It might feel as though we have done quite a few blogs recently on education, but it’s such an important subject to us, and there is just so much to talk about!

At one of our recent meetings, Sara O’Connor mentioned that during the July Children’s Media Conference it was reported that three schools in the UK now exclusively use electronic tablets to teach, and that South Korea, India and Turkey are launching initiatives to give all children access to tablets.

This got me thinking about how children used to be given slates and chalk to learn on. Much like the electronic tablets, you would be given your own slate, be expected to take very good care of it, and then hand it back at the end of the day. Also, just like electronic tablets, slates were considered an expensive break-through in learning technology – a revolutionary way for children to learn to read and write.

I don’t doubt that tablets are a really useful tool for children who don’t find traditional methods of learning accessible. However, (and although I’m all for children having access to technology – especially children who might not get that access at home) I am a bit concerned that old-fashioned hand-writing might suffer if we’re only teaching our children to type – or to write using their fingers on a touchscreen. We already know we don’t send letters like we used to and I wouldn’t be surprised if one day hand-writing becomes completely obsolete.

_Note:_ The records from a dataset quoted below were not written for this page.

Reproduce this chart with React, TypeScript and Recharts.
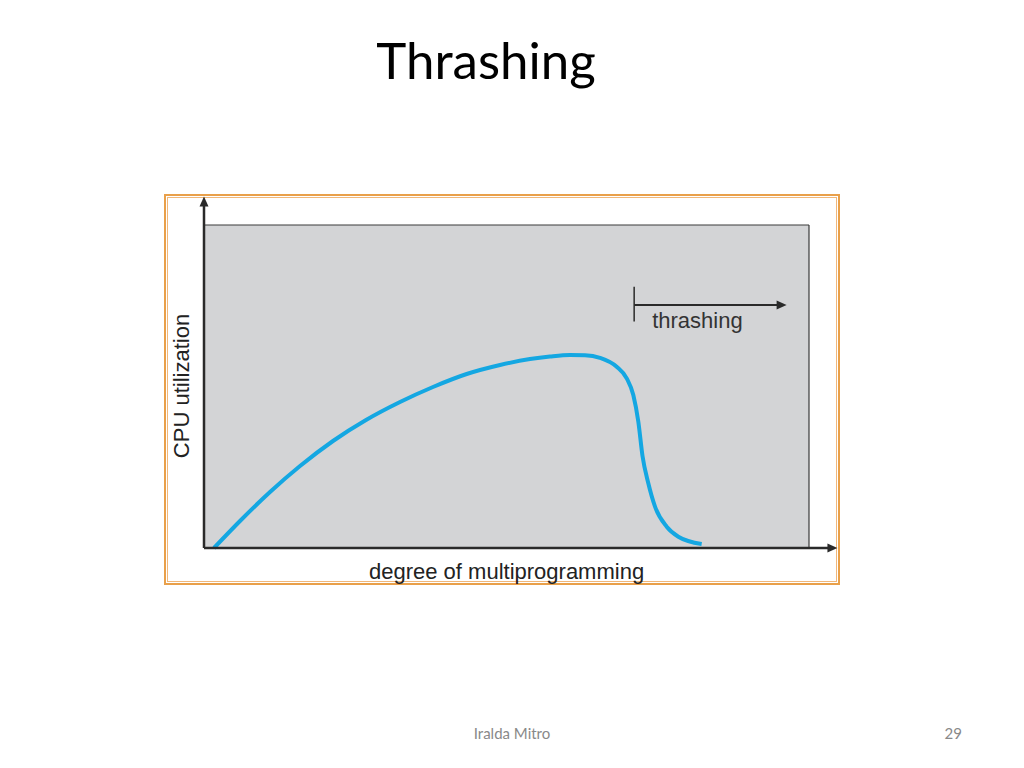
import React from 'react';
import { LineChart, Line, XAxis, YAxis, CartesianGrid, ReferenceLine } from 'recharts';

// degree of multiprogramming (x, 0-100) vs CPU utilization (y, 0-100)
const degree = [1.65, 5.95, 10.91, 15.87, 21.32, 26.78, 32.4, 37.85, 43.42, 48.93, 53.88, 57.19, 60.5, 62.98, 65.45, 68.21, 69.87, 70.96, 71.79, 72.48, 73.44, 74.55, 76.48, 78.4, 82.26];
const cpuUtil = [0, 8.36, 17.34, 25.39, 33.13, 39.63, 45.2, 49.85, 53.87, 56.66, 58.51, 59.29, 59.75, 59.69, 58.89, 56.13, 52.54, 47.37, 39.1, 28.48, 20.03, 12.79, 6.59, 3.5, 1.24];

const title = 'Thrashing';
const xLabel = 'degree of multiprogramming';
const yLabel = 'CPU utilization';
const thrashLabel = 'thrashing';
const footer = 'Iralda Mitro';
const pageNo = '29';

// thrashing region marker (data coords)
const thrashStart = 71.1;
const thrashEnd = 96.3;
const thrashY = 75.2;
const thrashTickTop = 80.9;
const thrashTickBottom = 70.1;
const yAxisTip = 108.8;
const xAxisTip = 104.7;

const data = degree.map((d, i) => ({ x: d, y: cpuUtil[i] }));

const AXIS = '#2a2a2a';

const arrowShape = (label?: string) => (p: any) => {
  const { x1, y1, x2, y2 } = p;
  const dx = x2 - x1;
  const dy = y2 - y1;
  const len = Math.sqrt(dx * dx + dy * dy) || 1;
  const ux = dx / len;
  const uy = dy / len;
  const L = 10;
  const W = 4.5;
  const bx = x2 - ux * L;
  const by = y2 - uy * L;
  const pts = `${x2},${y2} ${bx - uy * W},${by + ux * W} ${bx + uy * W},${by - ux * W}`;
  return (
    <g>
      <line x1={x1} y1={y1} x2={bx + ux * 2} y2={by + uy * 2} stroke={AXIS} strokeWidth={p.strokeWidth || 2.5} />
      <polygon points={pts} fill={AXIS} />
      {label ? (
        <text x={x1 + 18} y={y1 + 23} fontFamily="'Liberation Sans', Arial, sans-serif" fontSize={22} fill="#333">
          {label}
        </text>
      ) : null}
    </g>
  );
};

export default function App() {
  return (
    <div style={{ position: 'absolute', left: 0, top: 0, width: 1024, height: 768, background: '#fff', overflow: 'hidden' }}>
      <div
        style={{
          position: 'absolute',
          left: 0,
          width: 972,
          top: 30,
          textAlign: 'center',
          fontFamily: 'Lato, sans-serif',
          fontSize: 51,
          lineHeight: '60px',
          color: '#000',
        }}
      >
        {title}
      </div>

      {/* orange double frame */}
      <div style={{ position: 'absolute', left: 164, top: 194, width: 676, height: 391, border: '2px solid #E9A04A', boxSizing: 'border-box' }} />
      <div style={{ position: 'absolute', left: 167, top: 197, width: 670, height: 385, border: '1.5px solid #F0B77A', boxSizing: 'border-box' }} />

      <div style={{ position: 'absolute', left: 0, top: 0 }}>
        <LineChart width={1024} height={768} data={data} margin={{ top: 225, left: 204, right: 215, bottom: 220 }}>
          <CartesianGrid fill="#D3D4D6" horizontal={false} vertical={false} />
          <XAxis type="number" dataKey="x" domain={[0, 100]} hide />
          <YAxis type="number" domain={[0, 100]} hide />
          <ReferenceLine y={100} stroke="#3a3a3a" strokeWidth={1.2} ifOverflow="visible" />
          <ReferenceLine x={100} stroke="#3a3a3a" strokeWidth={1.2} ifOverflow="visible" />
          <Line
            type="monotone"
            dataKey="y"
            stroke="#14A7E2"
            strokeWidth={4}
            dot={false}
            isAnimationActive={false}
          />
          <ReferenceLine
            segment={[{ x: 0, y: 0 }, { x: 0, y: yAxisTip }]}
            ifOverflow="visible"
            stroke={AXIS}
            strokeWidth={2.5}
            shape={arrowShape()}
          />
          <ReferenceLine
            segment={[{ x: 0, y: 0 }, { x: xAxisTip, y: 0 }]}
            ifOverflow="visible"
            stroke={AXIS}
            strokeWidth={2.5}
            shape={arrowShape()}
          />
          <ReferenceLine
            segment={[{ x: thrashStart, y: thrashTickTop }, { x: thrashStart, y: thrashTickBottom }]}
            ifOverflow="visible"
            stroke={AXIS}
            strokeWidth={1.5}
          />
          <ReferenceLine
            segment={[{ x: thrashStart, y: thrashY }, { x: thrashEnd, y: thrashY }]}
            ifOverflow="visible"
            stroke={AXIS}
            strokeWidth={2}
            shape={arrowShape(thrashLabel)}
          />
        </LineChart>
      </div>

      {/* axis labels */}
      <div
        style={{
          position: 'absolute',
          left: 369,
          top: 559,
          fontFamily: "'Liberation Sans', Arial, sans-serif",
          fontSize: 22,
          lineHeight: '26px',
          color: '#222',
          whiteSpace: 'nowrap',
        }}
      >
        {xLabel}
      </div>
      <div
        style={{
          position: 'absolute',
          left: 182,
          top: 386,
          transform: 'translate(-50%, -50%) rotate(-90deg)',
          fontFamily: "'Liberation Sans', Arial, sans-serif",
          fontSize: 22,
          lineHeight: '26px',
          color: '#222',
          whiteSpace: 'nowrap',
        }}
      >
        {yLabel}
      </div>

      {/* footer */}
      <div
        style={{
          position: 'absolute',
          left: 412,
          width: 200,
          top: 723,
          textAlign: 'center',
          fontFamily: 'Lato, sans-serif',
          fontSize: 15,
          lineHeight: '20px',
          color: '#898989',
        }}
      >
        {footer}
      </div>
      <div
        style={{
          position: 'absolute',
          left: 900,
          width: 62,
          top: 723,
          textAlign: 'right',
          fontFamily: 'Lato, sans-serif',
          fontSize: 15,
          lineHeight: '20px',
          color: '#898989',
        }}
      >
        {pageNo}
      </div>
    </div>
  );
}
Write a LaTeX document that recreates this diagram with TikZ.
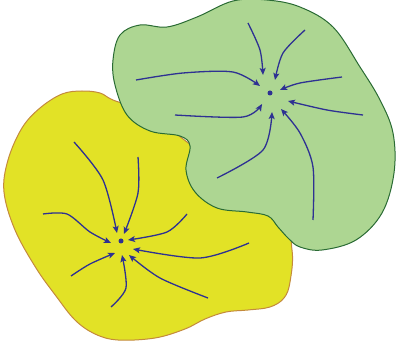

Also, I am a bit concerned that if we become completely reliant on computers, we are tempting some kind of SKYNET future. ALSO – how will kids throw notes to each other in class if there are no notebooks?!

But that could just be me being a fuddy-duddy – what does everyone else think? Is handwriting dead – and should we therefore adapt our teaching to reflect that – or should we make sure our kids still know how to use a pen and paper?